The enormous eagerness for academic success is not new in China and actually other East Asian countries as well. Discussions on this topic cannot circumvent the high-stake college entrance exam which is called Gaokao in China. Critics normally accuse Gaokao of imposing tremendous pressure on high school students and such pressure even penetrates into early education stages. Some may insist that Gaokao plays a crucial role in selecting talents equipped with needed abilities for the society so as to justify such pressure. However, from the perspective of psychometrics, an exam, even though perfectly designed, can hardly keep its role as an effective indicator of latent variables once it becomes very high-stake. One major problem is that items in the scale (i.e. Gaokao paper) are, at best, correlated with students’ academic abilities, while there can hardly be any causal relationship in between. In other words, it is possible for students to obtain decent scores by cramming for this exam, which, however, contributes little, if ever, to their real academic abilities. The heavy pressure coming along with the exam preparation therefore appears largely undue.

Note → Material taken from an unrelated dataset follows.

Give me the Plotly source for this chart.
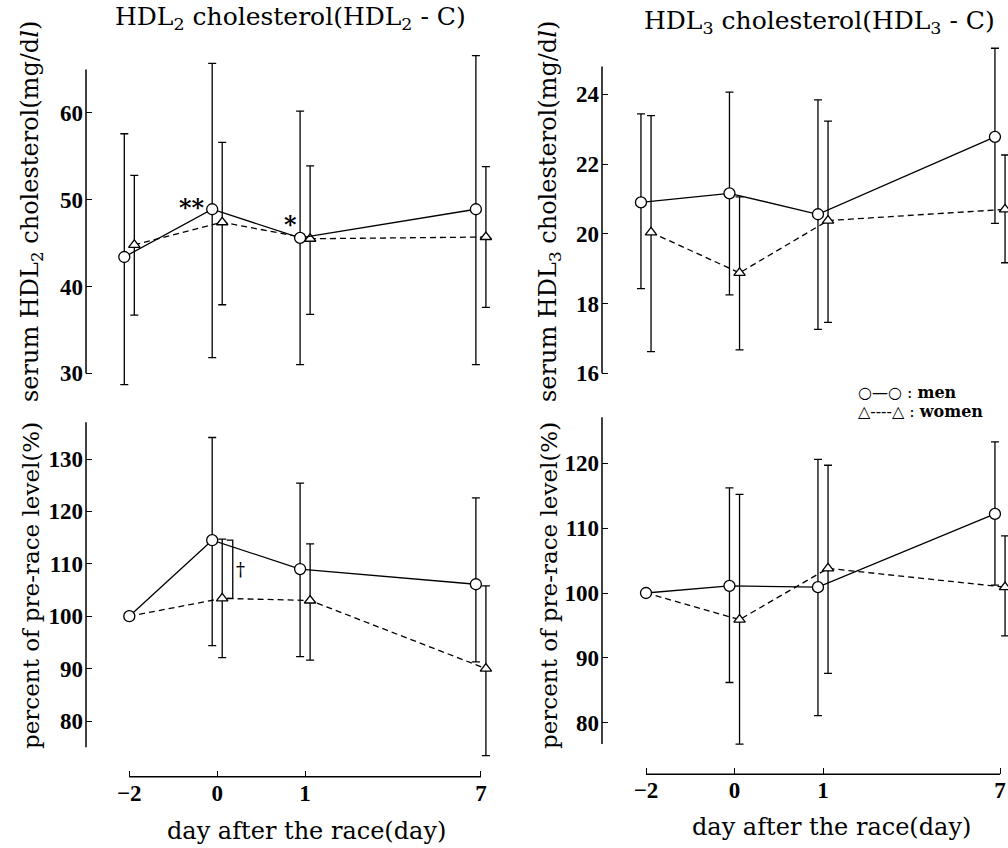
import plotly.graph_objects as go

# ---------------- data ----------------
day_labels = ["\u22122", "0", "1", "7"]      # tick labels (day after the race)
day_pos = [0, 1, 2, 4]                       # category positions on the axis (day 7 spaced wider)

# HDL2 cholesterol (mg/dl): mean, upper and lower error
hdl2_men = [43.4, 48.9, 45.6, 48.9]
hdl2_men_up = [14.2, 16.8, 14.6, 17.7]
hdl2_men_dn = [14.7, 17.1, 14.6, 17.9]
hdl2_women = [44.8, 47.4, 45.5, 45.7]
hdl2_women_up = [8.0, 9.2, 8.4, 8.1]
hdl2_women_dn = [8.1, 9.5, 8.7, 8.1]

# HDL3 cholesterol (mg/dl)
hdl3_men = [20.90, 21.16, 20.56, 22.78]
hdl3_men_up = [2.54, 2.90, 3.28, 2.54]
hdl3_men_dn = [2.47, 2.91, 3.30, 2.48]
hdl3_women = [20.04, 18.88, 20.38, 20.70]
hdl3_women_up = [3.35, 2.18, 2.85, 1.56]
hdl3_women_dn = [3.42, 2.21, 2.92, 1.53]

# percent of pre-race level, HDL2-C
pct2_men = [100, 114.5, 109.0, 106.1]
pct2_men_up = [None, 19.6, 16.4, 16.5]
pct2_men_dn = [None, 20.1, 16.7, 14.8]
pct2_women = [100, 103.4, 103.0, 90.0]
pct2_women_up = [None, 11.3, 10.8, 15.8]
pct2_women_dn = [None, 11.3, 11.4, 16.6]

# percent of pre-race level, HDL3-C
pct3_men = [100, 101.1, 100.9, 112.2]
pct3_men_up = [None, 15.1, 19.7, 11.1]
pct3_men_dn = [None, 14.9, 19.8, 11.0]
pct3_women = [100, 95.9, 103.8, 100.9]
pct3_women_up = [None, 19.3, 15.9, 7.9]
pct3_women_dn = [None, 19.2, 16.2, 7.5]

# axis extents (drawn spine) and ticks
hdl2_axis = (30, 65); hdl2_ticks = [30, 40, 50, 60]
hdl3_axis = (16, 24.8); hdl3_ticks = [16, 18, 20, 22, 24]
pct2_axis = (75, 137); pct2_ticks = [80, 90, 100, 110, 120, 130]
pct3_axis = (76.7, 127.1); pct3_ticks = [80, 90, 100, 110, 120]

# ---------------- layout helpers ----------------
W, H = 1008, 848
SERIF = "DejaVu Serif"
TICKFONT = dict(family="Liberation Serif", size=23, color="black", weight="bold")


def px_x(p):
    return p / W


def px_y(p):
    return 1 - p / H


def lin_range(v_a, p_a, v_b, p_b, p_lo, p_hi):
    """value range for a domain spanning pixels p_lo..p_hi, given two (value, pixel) anchors"""
    k = (v_b - v_a) / (p_b - p_a)
    return [v_a + (p_lo - p_a) * k, v_a + (p_hi - p_a) * k]


fig = go.Figure()

M_OFF, W_OFF = -0.057, 0.057

panels = [
    ("x", "y", hdl2_men, hdl2_men_up, hdl2_men_dn, hdl2_women, hdl2_women_up, hdl2_women_dn, False),
    ("x2", "y2", pct2_men, pct2_men_up, pct2_men_dn, pct2_women, pct2_women_up, pct2_women_dn, True),
    ("x3", "y3", hdl3_men, hdl3_men_up, hdl3_men_dn, hdl3_women, hdl3_women_up, hdl3_women_dn, False),
    ("x4", "y4", pct3_men, pct3_men_up, pct3_men_dn, pct3_women, pct3_women_up, pct3_women_dn, True),
]

for xa, ya, m, mu, md, wv, wu, wd, base in panels:
    xm = [p + (0 if (base and i == 0) else M_OFF) for i, p in enumerate(day_pos)]
    xw = [p + (0 if (base and i == 0) else W_OFF) for i, p in enumerate(day_pos)]
    wsym = ["circle" if (base and i == 0) else "triangle-up" for i in range(len(day_pos))]
    fig.add_trace(go.Scatter(
        x=xw, y=wv, xaxis=xa, yaxis=ya, mode="lines+markers", showlegend=False,
        line=dict(color="black", width=1.3, dash="6px,4px"),
        marker=dict(symbol=wsym, size=10, color="white", line=dict(color="black", width=1.3)),
        error_y=dict(type="data", symmetric=False, array=wu, arrayminus=wd,
                     color="black", thickness=1.3, width=4),
    ))
    fig.add_trace(go.Scatter(
        x=xm, y=m, xaxis=xa, yaxis=ya, mode="lines+markers", showlegend=False,
        line=dict(color="black", width=1.3),
        marker=dict(symbol="circle", size=11, color="white", line=dict(color="black", width=1.3)),
        error_y=dict(type="data", symmetric=False, array=mu, arrayminus=md,
                     color="black", thickness=1.3, width=4),
    ))

# pixel geometry of the panels
L_YAX, R_YAX = 86, 602
L_X0, L_XK = 129.3, 87.9     # pixel of day -2 and pixels per position (left)
R_X0, R_XK = 646.0, 88.5     # right
TOP_DOM = (35, 395)
BOT_DOM = (415, 765)
L_XAX_Y, R_XAX_Y = 776.7, 774.3

lx_range = lin_range(0, L_X0, 1, L_X0 + L_XK, L_YAX, 510)
rx_range = lin_range(0, R_X0, 1, R_X0 + R_XK, R_YAX, 1008)

tl_yr = lin_range(60, 112.9, 30, 373.3, TOP_DOM[1], TOP_DOM[0])
bl_yr = lin_range(130, 459.0, 80, 721.0, BOT_DOM[1], BOT_DOM[0])
tr_yr = lin_range(24, 94.3, 16, 373.3, TOP_DOM[1], TOP_DOM[0])
br_yr = lin_range(120, 463.3, 80, 722.7, BOT_DOM[1], BOT_DOM[0])


def xdict(rng, dom, visible_axis=False, pos=None, anchor=None):
    d = dict(range=rng, domain=[px_x(dom[0]), px_x(dom[1])], showgrid=False, zeroline=False,
             showline=False, fixedrange=True)
    if visible_axis:
        d.update(tickmode="array", tickvals=day_pos, ticktext=day_labels, ticks="inside",
                 ticklen=6, tickwidth=1.3, tickcolor="black", tickfont=TICKFONT,
                 anchor="free", position=px_y(pos), showticklabels=True)
    else:
        d.update(showticklabels=False, ticks="", anchor=anchor)
    return d


def ydict(rng, dom, ticks, anchor):
    return dict(range=rng, domain=[px_y(dom[1]), px_y(dom[0])], showgrid=False, zeroline=False,
                showline=False, tickmode="array", tickvals=ticks, ticks="inside", ticklen=6,
                tickwidth=1.3, tickcolor="black", tickfont=TICKFONT, anchor=anchor,
                fixedrange=True, ticklabelstandoff=2)


fig.update_layout(
    width=W, height=H, margin=dict(l=0, r=0, t=0, b=0),
    paper_bgcolor="white", plot_bgcolor="rgba(0,0,0,0)",
    xaxis=xdict(lx_range, (L_YAX, 510), anchor="y"),
    yaxis=ydict(tl_yr, TOP_DOM, hdl2_ticks, "x"),
    xaxis2=xdict(lx_range, (L_YAX, 510), True, L_XAX_Y),
    yaxis2=ydict(bl_yr, BOT_DOM, pct2_ticks, "x2"),
    xaxis3=xdict(rx_range, (R_YAX, 1008), anchor="y3"),
    yaxis3=ydict(tr_yr, TOP_DOM, hdl3_ticks, "x3"),
    xaxis4=xdict(rx_range, (R_YAX, 1008), True, R_XAX_Y),
    yaxis4=ydict(br_yr, BOT_DOM, pct3_ticks, "x4"),
    font=dict(family=SERIF, color="black"),
)

LINE = dict(color="black", width=1.5)
shapes = []
# y-axis spines limited to their drawn extents
for yref, xpx, ext in [("y", L_YAX, hdl2_axis), ("y2", L_YAX, pct2_axis),
                       ("y3", R_YAX, hdl3_axis), ("y4", R_YAX, pct3_axis)]:
    shapes.append(dict(type="line", xref="paper", yref=yref, x0=px_x(xpx), x1=px_x(xpx),
                       y0=ext[0], y1=ext[1], line=LINE))
# x-axis spines from first to last day
for xref, ypx in [("x2", L_XAX_Y), ("x4", R_XAX_Y)]:
    shapes.append(dict(type="line", xref=xref, yref="paper", x0=day_pos[0], x1=day_pos[-1],
                       y0=px_y(ypx), y1=px_y(ypx), line=LINE))
# significance bracket between men and women on day 0 (percent HDL2)
bx_in = day_pos[1] + W_OFF + 0.05
bx_out = day_pos[1] + W_OFF + 0.12
shapes.append(dict(type="path", xref="x2", yref="y2",
                   path=f"M {bx_in},{pct2_men[1]} L {bx_out},{pct2_men[1]} "
                        f"L {bx_out},{pct2_women[1]} L {bx_in},{pct2_women[1]}",
                   line=dict(color="black", width=1.3)))
fig.update_layout(shapes=shapes)


def label(text, xp, yp, size, angle=0, xanchor="center", weight="normal"):
    return dict(text=text, x=px_x(xp), y=px_y(yp), xref="paper", yref="paper", showarrow=False,
                xanchor=xanchor, yanchor="middle", textangle=angle,
                font=dict(size=size, family=SERIF, weight=weight))


ann = []
# panel titles
ann.append(label("HDL<sub>2</sub> cholesterol(HDL<sub>2</sub> - C)", 290, 18, 25))
ann.append(label("HDL<sub>3</sub> cholesterol(HDL<sub>3</sub> - C)", 819, 22, 25))
# y titles (two parts each, read as one vertical line)
for xp, n in [(31, 2), (549, 3)]:
    ann.append(label("percent of pre-race level(%)", xp, 586, 23, angle=-90))
    ann.append(label(f"serum HDL<sub>{n}</sub> cholesterol(mg/d<i>l</i>)", xp, 212, 24, angle=-90))
# x titles
ann.append(label("day after the race(day)", 306, 831, 24))
ann.append(label("day after the race(day)", 831, 827, 24))
# significance marks
ann.append(dict(text="**", x=day_pos[1] + M_OFF, y=hdl2_men[1], xref="x", yref="y",
                xanchor="center", yanchor="middle", xshift=-20, yshift=2, showarrow=False,
                font=dict(size=24, family=SERIF, weight="bold")))
ann.append(dict(text="*", x=day_pos[2] + M_OFF, y=hdl2_men[2], xref="x", yref="y",
                xanchor="center", yanchor="middle", xshift=-10, yshift=13, showarrow=False,
                font=dict(size=24, family=SERIF, weight="bold")))
ann.append(dict(text="\u2020", x=bx_out, y=(pct2_men[1] + pct2_women[1]) / 2, xref="x2", yref="y2",
                xanchor="center", yanchor="middle", xshift=8, showarrow=False,
                font=dict(size=18, family=SERIF)))
# legend
ann.append(label("\u25cb\u2014\u25cb : <b>men</b>", 856, 392, 16, xanchor="left"))
ann.append(label("\u25b3----\u25b3 : <b>women</b>", 856, 411, 16, xanchor="left"))
fig.update_layout(annotations=ann)

fig.write_html("out.html", config={"displayModeBar": False},
               post_script="document.body.style.margin='0';")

That being said, I must point out the indispensability of Gaokao, at least in current China. As is widely acknowledged, Gaokao is valued for it providing every student with literally equal opportunities towards higher education. Students with poor educational resources still have considerable opportunities to enter privilege universities because the entrance ticket is something everyone can strive for, or to some extent, cram for. It is certainly not an ideal situation, given what I discussed in the previous paragraph. But it ensures fair opportunity in the first place. In this case, what needed in the long run is not to cancel such opportunity. Rather, we ought to gear students’ endeavor towards a more sophisticatedly designed goals so that their academic abilities can be truly upgraded during the process.

Let’s come back to Involution. Rather than equating it with Theater Effect, I suppose it is better to be understood as a futile endeavor accompanied with detrimental pressure which is driven by the high-stake nature of academic achievement. Indeed, it is not necessarily a bad thing to work hard. But regarding that this process is not as fruitful as expected, we are supposed to reexamine the rationale and validity of our assessment system, and consequently where the students are oriented, and whether the ultimate goals are achievable and suitable for everyone. That is to say, to reduce Involution, more emphasis is needed on expanding definitions of, as well as paths towards the so-called success in not only the education system, but also, broadly, the whole society.